Se formos procurar quais foram os argumentos da sentença para resolver a controvérsia a favor da tese do empregador, veremos que o juízo se firmou a partir da seguinte convicção: a alteração lesiva na vida comum do mundo do trabalho pode ser feita pelo empregador com redução dos salários, pois ele tem a força dos fatos, que lhe permite afastar a força normativa da Constituição.

Quais são os dois fundamentos principais da sentença? O empregador tem o direito de gestão dos meios de produção e o direito de organizar o seu negócio, de maneira irrestrita. Ora, estes fundamentos da sentença – no caso em exame – omitem as mediações necessárias da ordem jurídica infraconstitucional para o uso (e não para o abuso destes direitos de “gestão” e “organização”), através do direito de negociar.

O direito de negociar, todavia, também implica no direito de “não negociar”: ele é um instrumento de composição de interesses, não um mero ritual para – se não exercido por qualquer das partes – permitir que qualquer delas viole a Constituição, aniquilando o Estado de Direito sobretudo como um Estado de competências.

A sentença que decide que é legal a alteração do sistema de turnos sem acordo coletivo, está transferindo aos trabalhadores, no caso de uma grande empresa multinacional, os riscos das suas atividades econômicas na concorrência global, já que ao reduzir os salários dos seus empregados, de forma combinada com alteração do seu modo de vida vigente há mais de 40 anos, atinge a sua vida social e a sua vida laboral como um todo.

Estamos aqui, assim, falando da existência do Direito do Trabalho e da existência da própria Justiça do Trabalho, destinada a corrigir os atos arbitrários de um empregador global que, se prosperarem, proporcionarão uma lesão brutal no sistema protetivo.

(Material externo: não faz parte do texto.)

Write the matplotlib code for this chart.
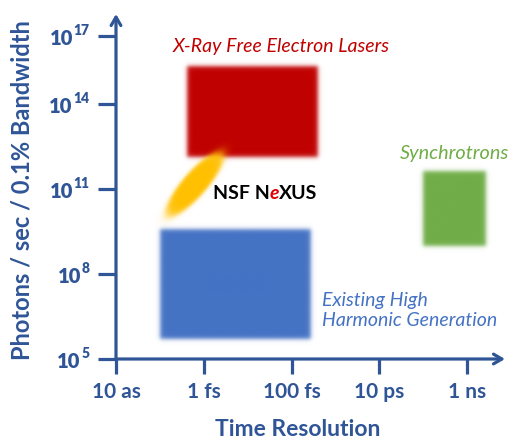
import numpy as np
import matplotlib
matplotlib.use("Agg")
import matplotlib.pyplot as plt
from matplotlib.colors import to_rgb

plt.rcParams['font.family'] = ['Lato', 'DejaVu Sans']

AXIS_BLUE = "#2F5597"

# axes in log10 units: time in seconds, photons/sec/0.1%BW
x_tick_pos = [-17, -15, -13, -11, -9]
x_tick_labels = ["10 as", "1 fs", "100 fs", "10 ps", "1 ns"]
y_tick_pos = [5, 8, 11, 14, 16.4]
y_tick_exps = ["5", "8", "11", "14", "17"]

# source regions: (x0, x1, y0, y1) in log10 units
sources = ["X-Ray Free Electron Lasers", "Synchrotrons", "Existing High\nHarmonic Generation"]
src_x0 = [-15.38, -10.0, -16.0]
src_x1 = [-12.4, -8.57, -12.58]
src_y0 = [12.14, 8.99, 5.71]
src_y1 = [15.35, 11.64, 9.59]
src_colors = ["#C00000", "#70AD47", "#4472C4"]

# NSF NeXUS ellipse: center (log10 units), semi axes in px, angle deg
nexus_center = (-15.2, 11.2)
nexus_axes_px = (41.0, 12.0)
nexus_angle = 49.0

fig = plt.figure(figsize=(5.09, 4.39), dpi=100)
W, H = 509, 439
ax = fig.add_axes([116 / W, (439 - 360) / H, (505 - 116) / W, (360 - 15) / H])
xlim = (-17, -8.14)
ylim = (5, 17.19)
px_x = (505 - 116) / (xlim[1] - xlim[0])
px_y = (360 - 15) / (ylim[1] - ylim[0])


def soft_rect(x0, x1, y0, y1, color, blur=2.5):
    sx, sy = blur / px_x, blur / px_y
    xs = np.linspace(x0 - 4 * sx, x1 + 4 * sx, 400)
    ys = np.linspace(y0 - 4 * sy, y1 + 4 * sy, 400)
    axx = 0.5 * (np.tanh((xs - x0) / sx) - np.tanh((xs - x1) / sx))
    ayy = 0.5 * (np.tanh((ys - y0) / sy) - np.tanh((ys - y1) / sy))
    img = np.zeros((len(ys), len(xs), 4))
    img[..., :3] = to_rgb(color)
    img[..., 3] = np.outer(ayy, axx)
    ax.imshow(img, extent=(xs[0], xs[-1], ys[0], ys[-1]), origin='lower',
              aspect='auto', interpolation='bilinear', zorder=2)


for x0, x1, y0, y1, c in zip(src_x0, src_x1, src_y0, src_y1, src_colors):
    soft_rect(x0, x1, y0, y1, c)

# blurred ellipse
cx, cy = nexus_center
a, b = nexus_axes_px
xs = np.linspace(cx - 60 / px_x, cx + 60 / px_x, 400)
ys = np.linspace(cy - 60 / px_y, cy + 60 / px_y, 400)
X, Y = np.meshgrid(xs, ys)
dx, dy = (X - cx) * px_x, (Y - cy) * px_y
t = np.deg2rad(nexus_angle)
u = dx * np.cos(t) + dy * np.sin(t)
v = -dx * np.sin(t) + dy * np.cos(t)
r = np.sqrt((u / a) ** 2 + (v / b) ** 2)
img = np.zeros(X.shape + (4,))
img[..., :3] = to_rgb("#FFC000")
img[..., 3] = 0.5 * (1 - np.tanh((r - 1) * b / 2.0))
ax.imshow(img, extent=(xs[0], xs[-1], ys[0], ys[-1]), origin='lower',
          aspect='auto', interpolation='bilinear', zorder=3)

ax.set_xlim(xlim)
ax.set_ylim(ylim)
for s in ax.spines.values():
    s.set_visible(False)
ax.patch.set_alpha(0)

# axis arrows
arrow = dict(arrowstyle='->,head_length=0.6,head_width=0.35', color=AXIS_BLUE,
             lw=2.3, shrinkA=0, shrinkB=0)
ax.annotate('', xy=(xlim[1], ylim[0]), xytext=(xlim[0], ylim[0]),
            arrowprops=arrow, annotation_clip=False, zorder=5)
ax.annotate('', xy=(xlim[0], ylim[1]), xytext=(xlim[0], ylim[0]),
            arrowprops=arrow, annotation_clip=False, zorder=5)

ax.set_xticks(x_tick_pos)
ax.set_xticklabels(x_tick_labels, fontsize=15, fontweight='bold', color=AXIS_BLUE)
ax.set_yticks(y_tick_pos)
ax.set_yticklabels([])
ax.tick_params(axis='x', direction='out', length=11, width=2.3, color=AXIS_BLUE, pad=5)
ax.tick_params(axis='y', direction='out', length=13, width=2.3, color=AXIS_BLUE)

# y tick labels: bold "10" with superscript exponent, right aligned
for yp, ex in zip(y_tick_pos, y_tick_exps):
    sup = ax.annotate(ex, xy=(0, yp), xycoords=('axes fraction', 'data'),
                      xytext=(-19, 0), textcoords='offset points', ha='right',
                      va='bottom', fontsize=10, fontweight='heavy', color=AXIS_BLUE,
                      annotation_clip=False)
    ax.annotate("10", xy=(0, 0.05), xycoords=sup, xytext=(-0.5, -1.5),
                textcoords='offset points', ha='right', va='center', fontsize=14.5,
                fontweight='heavy', color=AXIS_BLUE, annotation_clip=False)

fig.text(298 / W, 1 - 436 / H, "Time Resolution", fontsize=16.5, fontweight='bold',
         color=AXIS_BLUE, ha='center', va='baseline')
fig.text(22 / W, 1 - 190 / H, "Photons / sec / 0.1% Bandwidth", fontsize=17,
         fontweight='bold', color=AXIS_BLUE, ha='center', va='center', rotation=90)

# source labels
ax.text(-15.70, 16.06, sources[0], fontsize=14, style='italic', color=src_colors[0],
        ha='left', va='center')
ax.text(-10.53, 12.31, sources[1], fontsize=14.3, style='italic', color=src_colors[1],
        ha='left', va='center')
ax.text(-12.31, 6.75, sources[2], fontsize=14, style='italic', color=src_colors[2],
        ha='left', va='center', linespacing=1.25)

t1 = ax.text(-14.79, 10.88, "NSF N", fontsize=14, fontweight='bold', color='black',
             ha='left', va='center', zorder=6)
t2 = ax.annotate("e", xy=(1, 0), xycoords=t1, va='bottom', ha='left', fontsize=14,
                 fontweight='bold', style='italic', color='#E00000', zorder=6)
ax.annotate("XUS", xy=(1, 0), xycoords=t2, va='bottom', ha='left', fontsize=14,
            fontweight='bold', color='black', zorder=6)

fig.savefig("out.png", dpi=100)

A dogmática coerente com os princípios do Direito Laboral está inscrita no Preâmbulo da Constituição, não na força normativa da globalização financeira: este é o divisor de águas que separa a força normativa da Constituição das sacanagens jurídicas da distopia, que esvaziam o Estado Social e assassinam os direito mais elementares da cidadania do mundo do trabalho em crise.